The ferry is a fairly small boat and we were surprised how many people and bicycles they packed onto it. You have to take all the panniers off your bicycle to get it on board across a narrow gang plank. The captain wanted to know why we had so much baggage on our bikes so we told him we are travelling for three months and have already visited 8 countries. Holland will be our ninth.
There were a number of very large ships in the dock leaving Emden (one off-loading cars).
The ferry doesn’t go very fast and never out of sight of the coastline. It takes an hour to get to Deifzijl and you cross the border into Holland somewhere along the way.
I have never seen so many wind turbines – they are all lined up along the coast, some big and others quite modest. The water on the whole crossing is dark green/ brown looking, with not many waves.
It was exciting being in a new country – Holland is beautiful!
I was totally enchanted by the houses along the canals in Deifzijl and the little towns around it and kept on stopping to take photos. Lots of them have little jettys alongside where people can sit and eat or relax and sometimes there are boats docked alongside the houses.

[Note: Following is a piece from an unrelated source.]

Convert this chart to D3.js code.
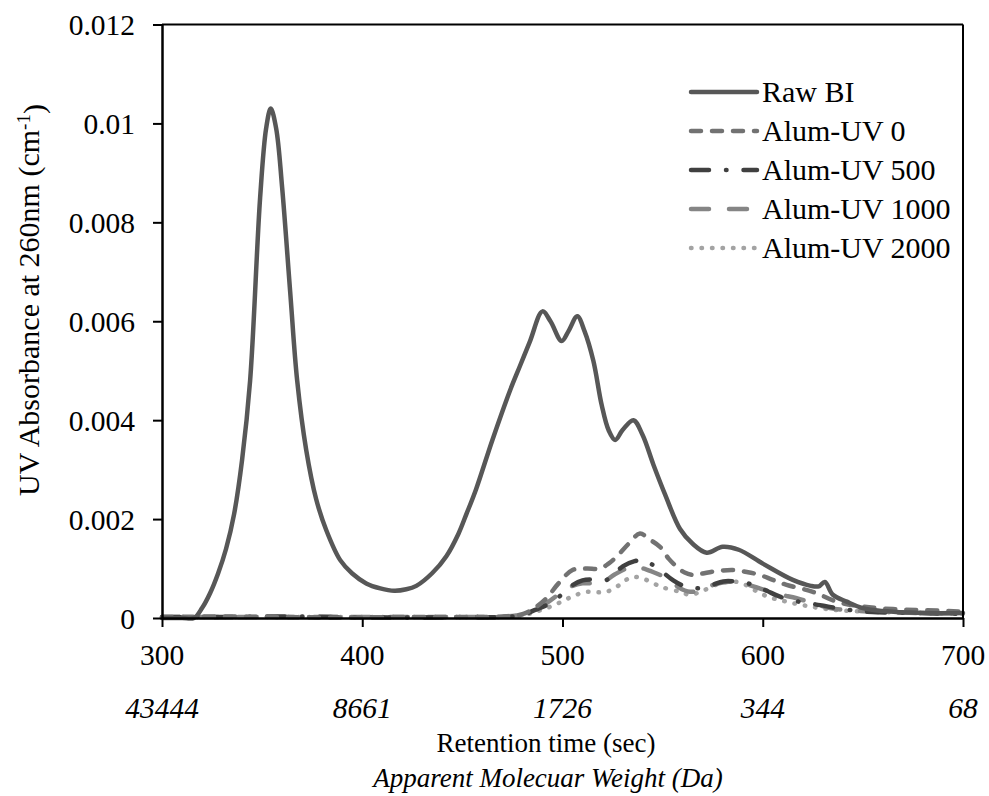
<!DOCTYPE html>
<html>
<head>
<meta charset="utf-8">
<script src="https://cdn.jsdelivr.net/npm/d3@7"></script>
<style>
  html, body { margin: 0; padding: 0; background: #fff; }
  svg { display: block; }
</style>
</head>
<body>
<svg id="chart" width="989" height="796"></svg>
<script>
// ---------- data (retention time in sec, UV absorbance in cm^-1) ----------
const xTicks = [300, 400, 500, 600, 700];
const mwLabels = ["43444", "8661", "1726", "344", "68"];
const yTicks = [0, 0.002, 0.004, 0.006, 0.008, 0.01, 0.012];
const yTickLabels = ["0", "0.002", "0.004", "0.006", "0.008", "0.01", "0.012"];
const seriesNames = ["Raw BI", "Alum-UV 0", "Alum-UV 500", "Alum-UV 1000", "Alum-UV 2000"];

const rawBI = [
  [300,0],[310,0],[316,0],[320,0.0002],[324,0.0005],[328,0.0009],[332,0.0014],[336,0.0021],
  [340,0.0032],[344,0.0048],[349,0.0085],[352,0.0099],[354.3,0.0103],[357,0.0099],[360,0.0087],
  [364,0.0066],[367.5,0.0048],[372,0.0034],[377,0.0024],[382,0.00178],[389,0.00117],[395,0.0009],
  [402,0.0007],[409,0.0006],[416,0.00055],[422,0.00058],[427,0.00065],[435,0.00091],[442,0.00125],
  [448,0.0017],[452,0.0021],[456.8,0.0026],[465,0.0036],[473.8,0.0046],[478.8,0.0051],[483.8,0.0056],
  [490,0.0062],[494,0.006],[499.6,0.0056],[503,0.0058],[507.4,0.0061],[511,0.0058],[515.4,0.0052],
  [519.6,0.0043],[523,0.0038],[526.3,0.0036],[530,0.0038],[535.4,0.0040],[540,0.0037],
  [545.4,0.0031],[551.2,0.0025],[558.7,0.0018],[565,0.0015],[572,0.00132],[580,0.00144],
  [588,0.00138],[600,0.0011],[615,0.00077],[624,0.00065],[628,0.00064],[631,0.00073],[635,0.00047],
  [642,0.00033],[650,0.0002],[660,0.00014],[680,0.0001],[700,0.0001]
];
const alumUV0 = [
  [300,0.00002],[330,0.00003],[360,0.00002],[390,0.00001],[420,0.00002],[450,0.00002],[470,0.00003],
  [480,0.00008],[486,0.0002],[492,0.0004],[498,0.0007],[505,0.00097],[512,0.001],[518.7,0.001],
  [523,0.0011],[527,0.00124],[533,0.0015],[538.7,0.00171],[543,0.0016],[548.7,0.00144],[553,0.0012],
  [557,0.00104],[561,0.00092],[565.3,0.00087],[570,0.0009],[575.3,0.00094],[585.3,0.00097],
  [592,0.00093],[598.6,0.00087],[605,0.00077],[611.9,0.00067],[625,0.00053],[637,0.00033],
  [650,0.00023],[665,0.00018],[680,0.00016],[700,0.00013]
];
const alumUV500 = [
  [300,0.00002],[330,0.00002],[360,0.00003],[390,0.00002],[420,0.00001],[450,0.00002],[470,0.00002],
  [480,0.00006],[486,0.00016],[492,0.00026],[498,0.00042],[504.5,0.00065],[510,0.00076],
  [515.3,0.00078],[522,0.00077],[526,0.0009],[530.3,0.00105],[536,0.00115],[540.4,0.00117],
  [544,0.0011],[548.7,0.00097],[555.3,0.00076],[561,0.00064],[567,0.0006],[574,0.00066],
  [580.3,0.00074],[588,0.00073],[595.3,0.00067],[602,0.00055],[608.6,0.00043],[618,0.00033],
  [628.6,0.00026],[640,0.00018],[655,0.00012],[680,0.0001],[700,0.00008]
];
const alumUV1000 = [
  [300,0.00002],[330,0.00002],[360,0.00002],[390,0.00002],[420,0.00002],[450,0.00002],[470,0.00003],
  [480,0.00007],[486,0.00018],[492,0.0003],[498.8,0.0005],[505,0.00065],[510,0.0007],[515.3,0.0007],
  [520,0.00072],[526,0.00088],[532,0.001],[537,0.00103],[542,0.00098],[547,0.0009],[553.7,0.00077],
  [558,0.00062],[563.7,0.00053],[570,0.00058],[576,0.00068],[582,0.00073],[590,0.0007],[600,0.00058],
  [608,0.00048],[616.9,0.0004],[625,0.0003],[633.5,0.0002],[645,0.00015],[660,0.00012],
  [680,0.0001],[700,0.0001]
];
const alumUV2000 = [
  [300,0.00002],[330,0.00002],[360,0.00002],[390,0.00002],[420,0.00002],[450,0.00002],[470,0.00002],
  [480,0.00005],[486,0.00012],[492,0.0002],[498,0.0003],[503,0.0004],[507,0.00047],[512,0.00053],
  [517,0.00052],[522,0.00053],[527,0.00063],[531,0.00075],[535,0.00083],[540,0.0008],[545.4,0.0007],
  [550,0.00062],[558.7,0.00053],[563.7,0.00047],[570,0.00055],[578.7,0.0007],[585.3,0.00074],
  [592,0.00066],[598.6,0.0005],[605,0.0004],[611.9,0.00033],[620,0.00026],[628.6,0.0002],
  [640,0.00015],[660,0.00012],[680,0.0001],[700,0.00008]
];

// ---------- layout ----------
const FONT = "'Liberation Serif', 'Times New Roman', 'DejaVu Serif', serif";
const svg = d3.select("#chart");
const mLeft = 162, mRight = 963, mTop = 24.5, mBottom = 618;

const x = d3.scaleLinear().domain([300, 700]).range([mLeft, mRight]);
const y = d3.scaleLinear().domain([0, 0.012]).range([mBottom, mTop]);

const styles = [
  { data: rawBI,      color: "#575757", dash: null,               width: 4.5 },
  { data: alumUV0,    color: "#727272", dash: "10,11",            width: 4.5 },
  { data: alumUV500,  color: "#404040", dash: "18,17,0.5,17",     width: 4.5 },
  { data: alumUV1000, color: "#858585", dash: "18,20",            width: 4.5 },
  { data: alumUV2000, color: "#a3a3a3", dash: "0.5,10",           width: 4.5 }
];

const line = d3.line()
  .x(d => x(d[0]))
  .y(d => y(d[1]))
  .curve(d3.curveCatmullRom.alpha(0.5));

const plot = svg.append("g");
[4, 3, 2, 1, 0].forEach(i => {
  const s = styles[i];
  plot.append("path")
    .datum(s.data)
    .attr("fill", "none")
    .attr("stroke", s.color)
    .attr("stroke-width", s.width)
    .attr("stroke-linecap", "round")
    .attr("stroke-linejoin", "round")
    .attr("stroke-dasharray", s.dash)
    .attr("d", line);
});

// frame (top & right)
svg.append("line").attr("x1", mLeft).attr("x2", mRight).attr("y1", mTop).attr("y2", mTop)
  .attr("stroke", "#000").attr("stroke-width", 2);
svg.append("line").attr("x1", mRight).attr("x2", mRight).attr("y1", mTop).attr("y2", mBottom)
  .attr("stroke", "#000").attr("stroke-width", 2);

// axes
const xAxis = d3.axisBottom(x).tickValues(xTicks).tickSize(9).tickFormat(d3.format("d")).tickSizeOuter(0);
const gx = svg.append("g").attr("transform", `translate(0,${mBottom})`).call(xAxis);
gx.select(".domain").attr("stroke", "#000").attr("stroke-width", 2.5);
gx.selectAll(".tick line").attr("stroke", "#000").attr("stroke-width", 2);
gx.selectAll(".tick text").remove();

const yAxis = d3.axisLeft(y).tickValues(yTicks).tickSize(9).tickSizeOuter(0).tickFormat((d, i) => yTickLabels[i]);
const gy = svg.append("g").attr("transform", `translate(${mLeft},0)`).call(yAxis);
gy.attr("font-family", null).attr("font-size", null);
gy.select(".domain").attr("stroke", "#000").attr("stroke-width", 2.5);
gy.selectAll(".tick line").attr("stroke", "#000").attr("stroke-width", 2);
gy.selectAll(".tick text")
  .attr("x", -27)
  .attr("dy", "0.34em")
  .attr("font-family", FONT)
  .attr("font-size", 29.5)
  .attr("fill", "#000");

// x tick labels
svg.append("g").selectAll("text").data(xTicks).join("text")
  .attr("x", d => x(d))
  .attr("y", 665)
  .attr("text-anchor", "middle")
  .attr("font-family", FONT)
  .attr("font-size", 29.5)
  .text(d => d);

// molecular weight labels
svg.append("g").selectAll("text").data(mwLabels).join("text")
  .attr("x", (d, i) => x(xTicks[i]))
  .attr("y", 718)
  .attr("text-anchor", "middle")
  .attr("font-family", FONT)
  .attr("font-size", 29.5)
  .attr("font-style", "italic")
  .text(d => d);

// axis titles
svg.append("text")
  .attr("x", 546).attr("y", 752)
  .attr("text-anchor", "middle")
  .attr("font-family", FONT)
  .attr("font-size", 27)
  .text("Retention time (sec)");
svg.append("text")
  .attr("x", 548).attr("y", 787)
  .attr("text-anchor", "middle")
  .attr("font-family", FONT)
  .attr("font-size", 27)
  .attr("font-style", "italic")
  .text("Apparent Molecuar Weight (Da)");

const yt = svg.append("text")
  .attr("transform", "translate(39,300) rotate(-90)")
  .attr("text-anchor", "middle")
  .attr("font-family", FONT)
  .attr("font-size", 30);
yt.append("tspan").text("UV Absorbance at 260nm (cm");
yt.append("tspan").attr("dy", "-0.45em").attr("font-size", 19).text("-1");
yt.append("tspan").attr("dy", "0.45em").text(")");

// legend
const legend = svg.append("g");
const legY0 = 92, legStep = 39;
styles.forEach((s, i) => {
  const ly = legY0 + i * legStep;
  legend.append("line")
    .attr("x1", 691).attr("x2", 757).attr("y1", ly).attr("y2", ly)
    .attr("stroke", s.color)
    .attr("stroke-width", s.width)
    .attr("stroke-linecap", "round")
    .attr("stroke-dasharray", s.dash);
  legend.append("text")
    .attr("x", 762).attr("y", ly + 10)
    .attr("font-family", FONT)
    .attr("font-size", 30)
    .text(seriesNames[i]);
});
</script>
</body>
</html>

We took a fairly direct route to Groningen, alongside the Eemskanaal for most of the way. On getting closer to the city we had another long windy stretch alongside a road. The Dutch cycle path next to the road was brilliant, it even has a centre line to separate bicycles going in different directions.
We rode alongside the canal again on entering the city and saw a large barge go through a lock.
On entering Groningen it was interesting to be sharing the road with so many other bicycles, all using the excellent cycle paths throughout the city. You really have to watch where you are going as there are so many other bikes and some of them travel very fast. There are also bicycles parked everywhere.
Groningen has canals running through it and some house boats that seem to be permanent dwellings.
There is a big market place in the centre and we stopped for some fresh fried fish – there were lots of people buying and it was very delicious.
Our hostel is called Bud Gett and is very basic but close to the centre. Our ride was very short at 38km, so we had some time in the afternoon to book accommodation for the next few days through the internet and also look around town. We have changed tactics with booking accommodation, as the tourist info offices have not had much to offer over the past few days.